MicroRNAs: In addition to signaling molecules and transcription factors, microRNAs have recently emerged as potentially important regulators of biological processes. These short RNA molecules regulate gene expression by binding to mRNAs, but their role during development is largely unknown. We have therefore generated zebrafish embryos that lack an enzyme required for microRNA processing. These mutants lack all microRNAs and have defects in gastrulation and brain morphogenesis (Giraldez et al. 2005). We have isolated the miR-430 microRNA family as a regulator of these processes. Analysis of its target mRNAs revealed that miR-430 promotes the maternal-to-zygotic transition. This transition is a universal process in animal development, when the embryo activates zygotic gene expression and thus no longer solely relies on maternally provided transcripts. The activation of zygotic transcription coincides with the elimination of many maternal mRNAs. We found that that miR-430 accelerates the deadenylation and clearance of several hundred maternal transcripts during zygotic stages (Giraldez et al. 2006).
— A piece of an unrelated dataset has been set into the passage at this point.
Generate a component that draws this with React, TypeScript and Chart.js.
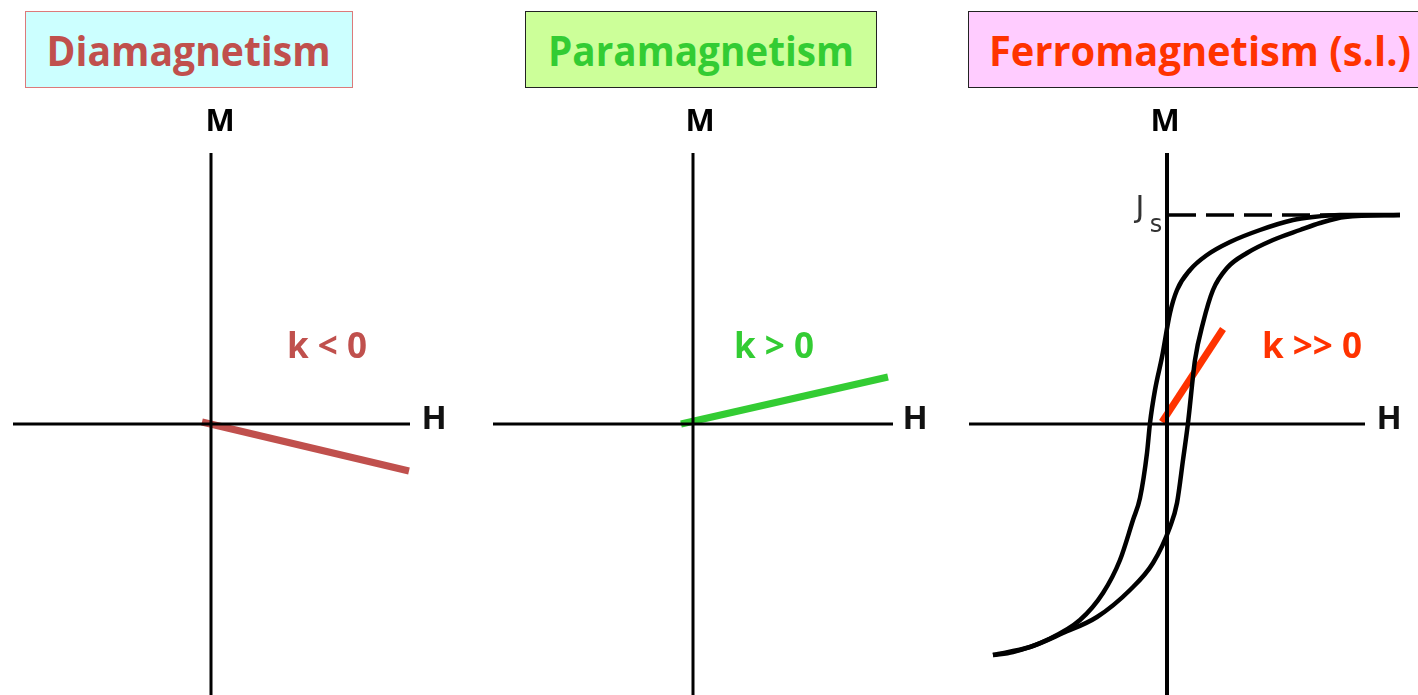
import React, { useEffect, useRef } from "react";
import { Chart, registerables } from "chart.js";

Chart.register(...registerables);

// ---------- data (H, M in arbitrary field / magnetisation units) ----------
const titles = ["Diamagnetism", "Paramagnetism", "Ferromagnetism (s.l.)"];
const kLabels = ["k < 0", "k > 0", "k >> 0"];

const diaH = [-0.09, 1.98];
const diaM = [0.02, -0.47];

const paraH = [-0.12, 1.95];
const paraM = [0.0, 0.47];

const ferroLineH = [-0.05, 0.56];
const ferroLineM = [0.02, 0.95];

// descending branch of the hysteresis loop (sorted by H)
const descH = [-1.74, -1.54, -1.2, -0.87, -0.64, -0.47, -0.34, -0.27, -0.2, -0.17, -0.12, -0.05, 0.03, 0.1, 0.23, 0.4, 0.63, 0.93, 1.26, 1.46, 1.73, 2.33];
const descM = [-2.31, -2.28, -2.16, -1.96, -1.69, -1.36, -0.96, -0.74, -0.29, 0.01, 0.34, 0.67, 1.11, 1.34, 1.54, 1.69, 1.82, 1.94, 2.04, 2.07, 2.09, 2.09];

// ascending branch of the hysteresis loop
const ascH = [-1.74, -1.37, -1.04, -0.7, -0.37, -0.14, 0.03, 0.1, 0.16, 0.21, 0.28, 0.36, 0.46, 0.6, 0.8, 1.06, 1.33, 1.53, 1.78, 2.33];
const ascM = [-2.31, -2.23, -2.09, -1.93, -1.66, -1.39, -1.03, -0.79, -0.36, 0.01, 0.64, 1.01, 1.34, 1.56, 1.71, 1.84, 1.94, 2.01, 2.07, 2.09];

const Js = 2.09;
const JsLineH = [0.01, 1.75];

// axis extents
const hAxisDia = [-1.98, 1.99];
const hAxisPara = [-2.0, 2.0];
const hAxisFerro = [-1.98, 1.98];
const mAxis = [2.71, -2.9];

// ---------- helpers ----------
const pts = (hs: number[], ms: number[]) => hs.map((h, i) => ({ x: h, y: ms[i] }));

type Label = { text: string; h: number; m: number; font: string; color: string };

const AXIS_FONT_M = "bold 31px 'Open Sans'";
const AXIS_FONT_H = "bold 33px 'Open Sans'";
const K_FONT = "bold 35px 'Open Sans'";

type Panel = {
  left: number;
  width: number;
  xmin: number;
  xmax: number;
  datasets: any[];
  labels: Label[];
};

const axisDs = (hAxis: number[], vWidth: number) => [
  {
    data: pts(hAxis, [0, 0]),
    borderColor: "#000",
    borderWidth: 3,
  },
  {
    data: pts([0, 0], mAxis),
    borderColor: "#000",
    borderWidth: vWidth,
  },
];

const panels: Panel[] = [
  {
    left: 0,
    width: 480,
    xmin: -2.11,
    xmax: 2.69,
    datasets: [
      ...axisDs(hAxisDia, 3),
      { data: pts(diaH, diaM), borderColor: "#c0504d", borderWidth: 7 },
    ],
    labels: [
      { text: "M", h: 0.09, m: 3.02, font: AXIS_FONT_M, color: "#000" },
      { text: "H", h: 2.23, m: 0.04, font: AXIS_FONT_H, color: "#111" },
      { text: kLabels[0], h: 1.16, m: 0.76, font: K_FONT, color: "#c0504d" },
    ],
  },
  {
    left: 480,
    width: 470,
    xmin: -2.13,
    xmax: 2.57,
    datasets: [
      ...axisDs(hAxisPara, 3),
      { data: pts(paraH, paraM), borderColor: "#33cc33", borderWidth: 7 },
    ],
    labels: [
      { text: "M", h: 0.07, m: 3.02, font: AXIS_FONT_M, color: "#000" },
      { text: "H", h: 2.22, m: 0.04, font: AXIS_FONT_H, color: "#111" },
      { text: kLabels[1], h: 0.81, m: 0.76, font: K_FONT, color: "#33cc33" },
    ],
  },
  {
    left: 950,
    width: 468,
    xmin: -2.17,
    xmax: 2.51,
    datasets: [
      ...axisDs(hAxisFerro, 4),
      {
        data: pts(JsLineH, [Js, Js]),
        borderColor: "#000",
        borderWidth: 3.5,
        borderDash: [28, 10],
      },
      { data: pts(descH, descM), borderColor: "#000", borderWidth: 4.5, cubicInterpolationMode: "monotone" },
      { data: pts(ascH, ascM), borderColor: "#000", borderWidth: 4.5, cubicInterpolationMode: "monotone" },
      { data: pts(ferroLineH, ferroLineM), borderColor: "#ff3300", borderWidth: 7 },
    ],
    labels: [
      { text: "M", h: -0.02, m: 3.02, font: AXIS_FONT_M, color: "#000" },
      { text: "H", h: 2.22, m: 0.04, font: AXIS_FONT_H, color: "#111" },
      { text: kLabels[2], h: 1.45, m: 0.76, font: K_FONT, color: "#ff3300" },
      { text: "J", h: -0.27, m: 2.15, font: "30px 'DejaVu Sans'", color: "#333" },
      { text: "s", h: -0.11, m: 1.98, font: "24px 'DejaVu Sans'", color: "#333" },
    ],
  },
];

const TOP = 95;
const HEIGHT = 600;

const titleBoxes = [
  { left: 25, width: 328, bg: "#ccffff", border: "#dc7a7a", color: "#c0504d", textWidth: 284, center: true },
  { left: 525, width: 352, bg: "#ccff99", border: "#222", color: "#33cc33", textWidth: 306, center: true },
  { left: 968, width: 470, bg: "#ffccff", border: "#222", color: "#ff3300", textWidth: 422, center: false },
];

function PanelChart({ panel }: { panel: Panel }) {
  const ref = useRef<HTMLCanvasElement | null>(null);
  useEffect(() => {
    if (!ref.current) return;
    const labelPlugin = {
      id: "axisLabels",
      afterDatasetsDraw(chart: any) {
        const ctx = chart.ctx;
        const xs = chart.scales.x;
        const ys = chart.scales.y;
        ctx.save();
        ctx.textAlign = "center";
        ctx.textBaseline = "middle";
        for (const l of panel.labels) {
          ctx.font = l.font;
          ctx.fillStyle = l.color;
          ctx.fillText(l.text, xs.getPixelForValue(l.h), ys.getPixelForValue(l.m));
        }
        ctx.restore();
      },
    };
    const chart = new Chart(ref.current, {
      type: "scatter",
      data: {
        datasets: panel.datasets.map((d) => ({
          showLine: true,
          pointRadius: 0,
          fill: false,
          ...d,
        })),
      },
      options: {
        animation: false,
        responsive: false,
        maintainAspectRatio: false,
        events: [],
        layout: { padding: 0 },
        plugins: { legend: { display: false }, tooltip: { enabled: false } },
        scales: {
          x: { type: "linear", display: false, min: panel.xmin, max: panel.xmax },
          y: { type: "linear", display: false, min: -(HEIGHT - (424 - TOP)) / 100, max: (424 - TOP) / 100 },
        },
      } as any,
      plugins: [labelPlugin],
    });
    return () => chart.destroy();
  }, [panel]);
  return (
    <canvas
      ref={ref}
      width={panel.width}
      height={HEIGHT}
      style={{ position: "absolute", left: panel.left, top: TOP, width: panel.width, height: HEIGHT }}
    />
  );
}

function Title({ idx }: { idx: number }) {
  const b = titleBoxes[idx];
  const spanRef = useRef<HTMLSpanElement | null>(null);
  useEffect(() => {
    const s = spanRef.current;
    if (!s) return;
    s.style.transform = "none";
    const w = s.getBoundingClientRect().width;
    if (w > 0) s.style.transform = `scaleX(${b.textWidth / w})`;
  }, [b]);
  return (
    <div
      style={{
        position: "absolute",
        left: b.left,
        top: 11,
        width: b.width,
        height: 77,
        boxSizing: "border-box",
        background: b.bg,
        border: `1px solid ${b.border}`,
        display: "flex",
        alignItems: "center",
        justifyContent: b.center ? "center" : "flex-start",
        paddingLeft: b.center ? 0 : 20,
      }}
    >
      <span
        ref={spanRef}
        style={{
          display: "inline-block",
          fontFamily: "'Open Sans'",
          fontWeight: 700,
          fontSize: 42,
          lineHeight: 1,
          color: b.color,
          whiteSpace: "nowrap",
          transformOrigin: b.center ? "center" : "left center",
        }}
      >
        {titles[idx]}
      </span>
    </div>
  );
}

export default function App() {
  return (
    <div
      style={{
        position: "absolute",
        left: 0,
        top: 0,
        width: 1418,
        height: 695,
        overflow: "hidden",
        background: "#fff",
      }}
    >
      {panels.map((p, i) => (
        <PanelChart key={i} panel={p} />
      ))}
      {titles.map((_, i) => (
        <Title key={i} idx={i} />
      ))}
    </div>
  );
}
2. Sensory neuron development and function

Animals protect themselves by sensing potentially harmful thermal, mechanical or chemical stimuli. This process of nociception is mediated by specific sensory receptors and circuits. We wish to understand how this circuit develops and functions.

We have focused on the development of trigeminal sensory neurons, the primary nociceptors in the vertebrate head. Our studies have revealed that chemokine signals assemble trigeminal sensory neurons into a nerve center (ganglion). In the absence of chemokine signals, neurons are mispositioned (Knaut et al. 2005). We have also found that mutual repulsion limits the size of sensory arbors. For example, when a neuron is part of the ganglion it will only innervate a small area of the head; in contrast, a single isolated neuron innervates the entire head (Sagasti et al. 2005). These results provide a model for how sensory neurons assemble and generate complex innervation patterns. We are now studying which molecules mediate these interactions.

Our ultimate goal is to link sensory neuron development to behavior. We have thus started to isolate receptors implicated in nociception and found zebrafish orthologues of the major classes of genes implicated in mammalian nociception. We have started to interfere with the activity of nociceptive genes and test their roles in behavioral assays.

3. Sleep and wakefulness

As many as 10% of Americans suffer chronic sleep disturbances, but the genetic and cellular mechanisms that control sleep and wake states remain largely elusive. We wish to find genes and circuits that regulate this behavior.
We are establishing zebrafish as a model system for sleep research. Zebrafish have the basic hallmarks of sleep-like behaviors. Sleeping fish require stronger stimuli than awake fish to initiate movement (increased arousal threshold), and sleep deprivation is followed by increased sleep (sleep rebound). In addition, the zebrafish brain expresses peptides that have been implicated in human sleep disorders. We are developing assays to measure sleep and wakefulness in zebrafish with the long-term goal of using genetic screens to isolate novel sleep regulators.